The bipartisan duo — Leach is a Democrat, Folmer a Republican — have reintroduced a bill (below) that would legalize medical marijuana in Pennsylvania. A similar bill passed the State Senate last year, but stalled when sent to the House.

“This bill needs to get done,” Folmer said in a statement. “There are so many ill and suffering in Pennsylvania that could benefit from medical cannabis – reducing prescriptions of narcotic cocktails of highly addictive and dangerous drugs. Medical cannabis is a much safer and more effective solution.”

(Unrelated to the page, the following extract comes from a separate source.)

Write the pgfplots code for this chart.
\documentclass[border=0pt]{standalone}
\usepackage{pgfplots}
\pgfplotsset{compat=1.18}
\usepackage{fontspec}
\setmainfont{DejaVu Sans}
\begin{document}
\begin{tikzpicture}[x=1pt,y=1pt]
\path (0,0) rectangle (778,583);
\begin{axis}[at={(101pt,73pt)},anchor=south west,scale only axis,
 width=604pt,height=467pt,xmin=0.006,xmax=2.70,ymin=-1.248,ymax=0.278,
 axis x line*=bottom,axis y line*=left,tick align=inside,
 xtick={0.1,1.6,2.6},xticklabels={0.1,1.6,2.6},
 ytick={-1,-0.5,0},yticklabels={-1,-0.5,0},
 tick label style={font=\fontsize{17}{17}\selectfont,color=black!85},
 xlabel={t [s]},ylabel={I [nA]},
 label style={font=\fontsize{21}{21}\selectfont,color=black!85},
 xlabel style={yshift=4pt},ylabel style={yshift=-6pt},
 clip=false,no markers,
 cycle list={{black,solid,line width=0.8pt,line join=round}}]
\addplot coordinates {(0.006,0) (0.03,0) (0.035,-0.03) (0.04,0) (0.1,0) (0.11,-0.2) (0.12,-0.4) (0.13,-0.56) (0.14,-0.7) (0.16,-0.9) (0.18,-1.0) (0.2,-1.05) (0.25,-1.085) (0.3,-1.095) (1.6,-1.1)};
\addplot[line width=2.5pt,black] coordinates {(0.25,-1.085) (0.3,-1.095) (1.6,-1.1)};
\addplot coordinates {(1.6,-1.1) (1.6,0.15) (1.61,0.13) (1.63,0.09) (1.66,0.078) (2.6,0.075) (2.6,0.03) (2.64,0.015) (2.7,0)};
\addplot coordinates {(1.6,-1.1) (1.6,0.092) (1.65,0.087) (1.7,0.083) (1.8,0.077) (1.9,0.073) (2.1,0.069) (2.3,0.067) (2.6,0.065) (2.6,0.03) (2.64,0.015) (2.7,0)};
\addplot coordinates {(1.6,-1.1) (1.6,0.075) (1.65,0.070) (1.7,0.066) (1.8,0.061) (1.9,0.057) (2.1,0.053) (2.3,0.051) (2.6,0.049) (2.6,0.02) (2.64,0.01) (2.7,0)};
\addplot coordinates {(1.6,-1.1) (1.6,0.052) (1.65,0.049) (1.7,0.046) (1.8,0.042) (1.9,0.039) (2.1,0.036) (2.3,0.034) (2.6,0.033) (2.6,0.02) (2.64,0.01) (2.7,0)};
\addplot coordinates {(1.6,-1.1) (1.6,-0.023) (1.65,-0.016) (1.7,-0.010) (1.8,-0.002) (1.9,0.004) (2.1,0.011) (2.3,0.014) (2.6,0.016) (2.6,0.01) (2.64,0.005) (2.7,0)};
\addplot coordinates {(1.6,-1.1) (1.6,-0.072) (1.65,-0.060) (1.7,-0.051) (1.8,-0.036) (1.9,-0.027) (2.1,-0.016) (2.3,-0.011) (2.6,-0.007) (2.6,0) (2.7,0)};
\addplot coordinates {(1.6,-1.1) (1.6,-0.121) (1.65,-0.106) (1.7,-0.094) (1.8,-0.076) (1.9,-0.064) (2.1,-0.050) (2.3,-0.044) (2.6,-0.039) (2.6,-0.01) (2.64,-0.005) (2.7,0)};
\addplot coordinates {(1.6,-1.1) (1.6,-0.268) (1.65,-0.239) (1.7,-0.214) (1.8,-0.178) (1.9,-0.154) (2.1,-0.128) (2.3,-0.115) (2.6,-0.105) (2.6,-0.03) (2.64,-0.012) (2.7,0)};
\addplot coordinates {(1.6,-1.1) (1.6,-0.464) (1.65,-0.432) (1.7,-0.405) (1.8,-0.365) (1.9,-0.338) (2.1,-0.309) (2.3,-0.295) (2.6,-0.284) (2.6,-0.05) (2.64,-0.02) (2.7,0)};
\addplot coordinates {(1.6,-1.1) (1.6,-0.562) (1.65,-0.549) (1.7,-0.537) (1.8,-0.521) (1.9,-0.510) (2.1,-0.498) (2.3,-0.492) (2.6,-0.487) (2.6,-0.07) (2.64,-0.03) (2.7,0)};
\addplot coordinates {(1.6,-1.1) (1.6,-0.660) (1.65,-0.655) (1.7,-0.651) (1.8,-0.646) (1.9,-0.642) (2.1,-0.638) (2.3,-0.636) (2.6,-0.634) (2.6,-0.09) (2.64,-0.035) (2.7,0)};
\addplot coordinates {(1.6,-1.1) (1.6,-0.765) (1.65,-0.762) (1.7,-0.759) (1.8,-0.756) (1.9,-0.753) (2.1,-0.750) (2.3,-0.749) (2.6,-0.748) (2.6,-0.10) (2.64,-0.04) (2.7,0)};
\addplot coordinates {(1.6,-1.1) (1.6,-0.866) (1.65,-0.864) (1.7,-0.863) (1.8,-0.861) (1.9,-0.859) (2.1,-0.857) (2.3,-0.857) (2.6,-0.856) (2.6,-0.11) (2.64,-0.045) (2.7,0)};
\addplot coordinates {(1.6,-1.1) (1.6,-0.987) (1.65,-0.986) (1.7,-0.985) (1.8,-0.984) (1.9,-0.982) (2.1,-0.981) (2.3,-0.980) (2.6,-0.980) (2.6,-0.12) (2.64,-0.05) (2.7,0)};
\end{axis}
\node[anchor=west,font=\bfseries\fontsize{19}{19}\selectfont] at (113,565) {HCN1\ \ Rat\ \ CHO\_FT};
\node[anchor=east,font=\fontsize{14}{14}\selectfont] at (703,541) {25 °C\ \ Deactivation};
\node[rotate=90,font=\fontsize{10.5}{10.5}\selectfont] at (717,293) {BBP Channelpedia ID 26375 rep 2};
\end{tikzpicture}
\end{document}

“Medical cannabis is a safe and effective alternative to the powerful, addictive, and often ineffective narcotics that doctors already prescribe to cancer patients, children with seizure disorders, veterans suffering from PTSD, and others Pennsylvanians who suffer from terminal health problems,” Leach said in a separate statement emailed to reporters. “It is cruel to continue denying these people the medicine they need.”

Last year’s medical marijuana bill faced two critical points of opposition. One was then-Gov. Tom Corbett, who said he wanted the state to try a pilot research program before fully legalizing pot for medical purposes. Corbett later softened his stance.

The other choke point for the bill was the Pennsylvania House, where then-House Majority Leader Mike Turzai (he’s now the speaker) declined to let the bill come to a vote in the weeks before the fall election.

A spokesman for Turzai was not immediately available to comment on the topic today.

The announcement of the bill’s re-introduction came the same day that Gov. Tom Wolf met with families who want to use the drug to treat chronic illnesses experienced by their children.

“I want to give doctors the ability to prescribe medicine as they see fit,” Wolf said, PennLive reports. “It pains me that anybody, any citizen of Pennsylvania, is not getting the treatment he or she needs because of some legal impediment.”

The bill has been referred to the Senate State Government Committee.